For one thing, Watkins’s distinctive accents, though unmistakable, seem weirdly impersonal. His voice is stripped of all idiosyncrasy.There are no confessions but plenty of disclosures; and yet, even these have an elemental ring, as though the poet had somehow eclipsed the merely individual so that the big forces of nature might voice themselves through him, the sea first of all but the wind and the rocks and the stars as well. A devoted beachcomber, Watkins loved whatever the ocean disgorged; he had a particular fondness for seashells. Here is the opening stanza of “The Shell:”

Who could devise
But the dark sea this thing
Of depth, of dyes
Claws of weed cling,
Whose colour cries:
‘I am of water, as of air the wing,’
Yet holds the eyes
As though they looked on music perishing?

The shell is the ideal emblem of Watkins’s poetry. Emptied of its tenant, worked by the action of the tides, it has become perfected form, a pure instrument, music made visible. There’s a ghostly and Platonic cast to this side of Watkins’s verse, and for all its artistry, it takes getting used to. The point is not the shell but the music it makes possible. (In this, Watkins, a brilliant translator of German poetry, comes close to his beloved Rilke, who wrote, “I love to hear the singing of things.”)

I don’t want to create the false impression that Watkins was a chilly contemplator of eternal symbols. His poems, in every known form — from free verse to sonnets to ballads and long swooping elegies — are as passionate as they are poised. His greatest single poem, the spooky and hypnotic “Ballad of the Mari Lwyd,” shows the full power of his gift. The phrase is Welsh — pronounced “marry loo-id” — and means “gray mare.” An old Welsh custom, still alive when Watkins was a child, sent ragtag revelers out on the last night of the year with the bleached skull of a horse to knock on doors and trade rhyming banter with the inhabitants in exchange for treats. Like the hollow shell, the skull is a magical instrument but one on which the dead can play:

Midnight. Midnight. Midnight.

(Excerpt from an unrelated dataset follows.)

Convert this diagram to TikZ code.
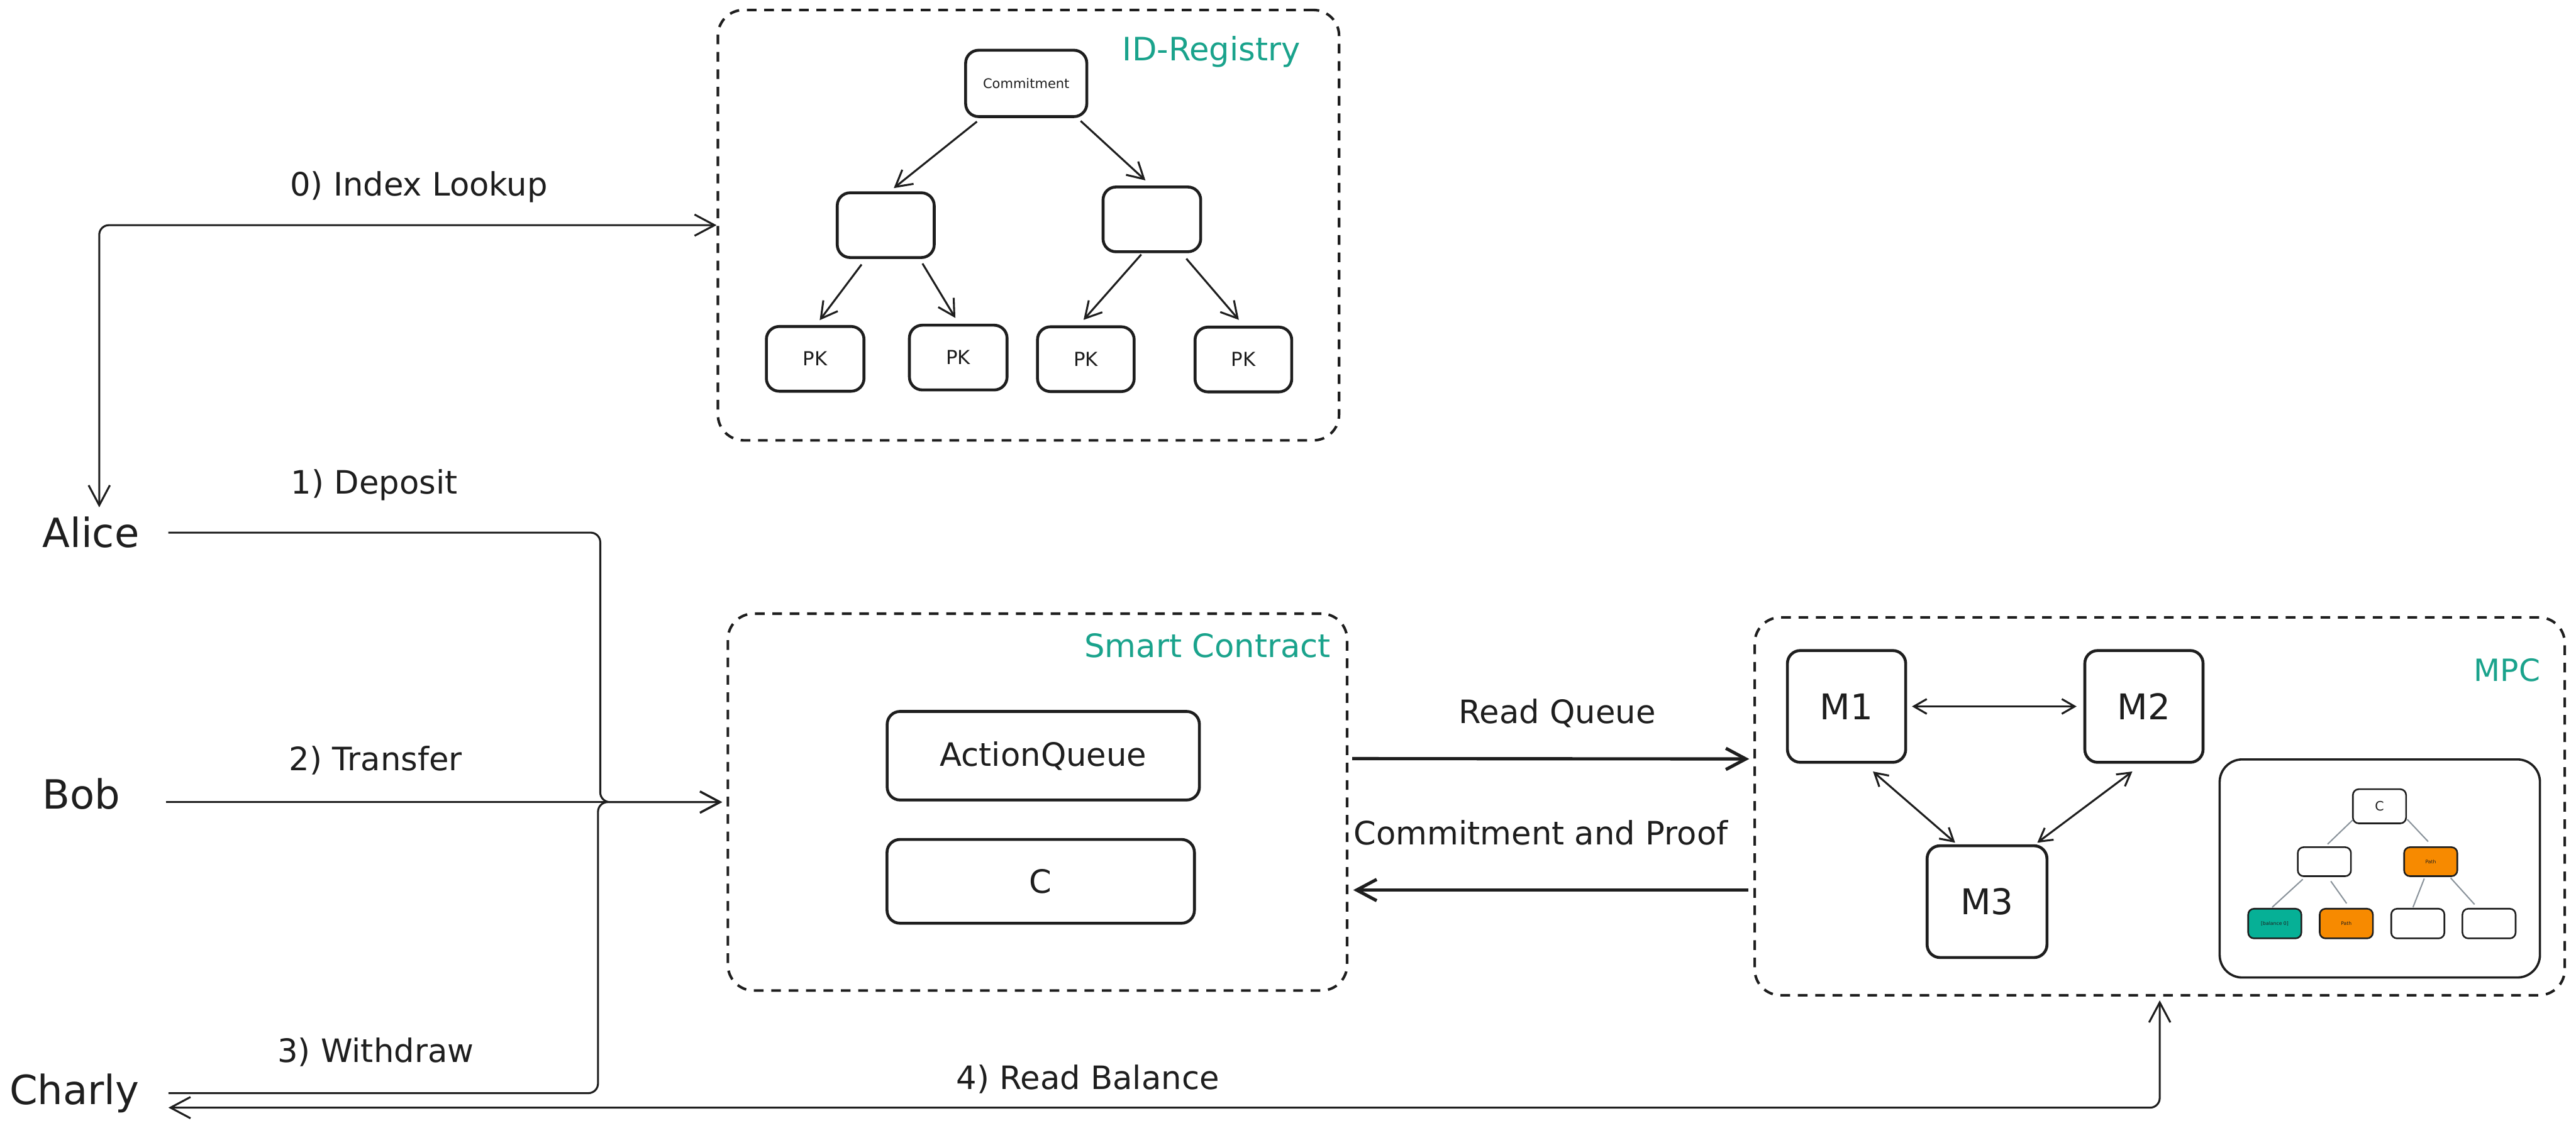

Midnight.
Hark at the hands of the clock.
Now dead men rise in the frost of the stars
And fists on the coffins knock.
They dropped in their graves without one sound;
Then they were steady and stiff.
But now they tear through the frost on the ground
As heretic, drunkard and thief.

I’ve heard this long ballad recited, and it made the hairs on my neck stand up. Here the impersonal timbre Watkins toiled so stubbornly to fashion achieves terrifying force; the living move through its refrains like mere shadows of the dead, driven by the hooves of nightmare, for the dead and the living “beat with the selfsame heart.”

Though admired by T.S. Eliot (who published him), Marianne Moore, Thomas, Larkin, and others, Watkins never garnered much acclaim. But it would be mistaken to relegate him to that dismal, and overpopulated, category, the “neglected poet.” Watkins accepted the few late honors that came his way with great good humor, yet they had nothing to do with what mattered. At the time of his fatal heart attack he was about to be offered the Poet Laureateship; in fact, the dutiful bank clerk and affable paterfamilias was too ambitious for such paltry laurels. Like Keats, whose only wish was to be counted “with the English poets,” Watkins wanted nothing less than “Immortality.” That’s a long gamble; in a celebrity culture, it seems both quaint and faintly monstrous. Maybe the very magnitude of the ambition fed the wonderful poems even as it gave the life its eccentric measure of perfection.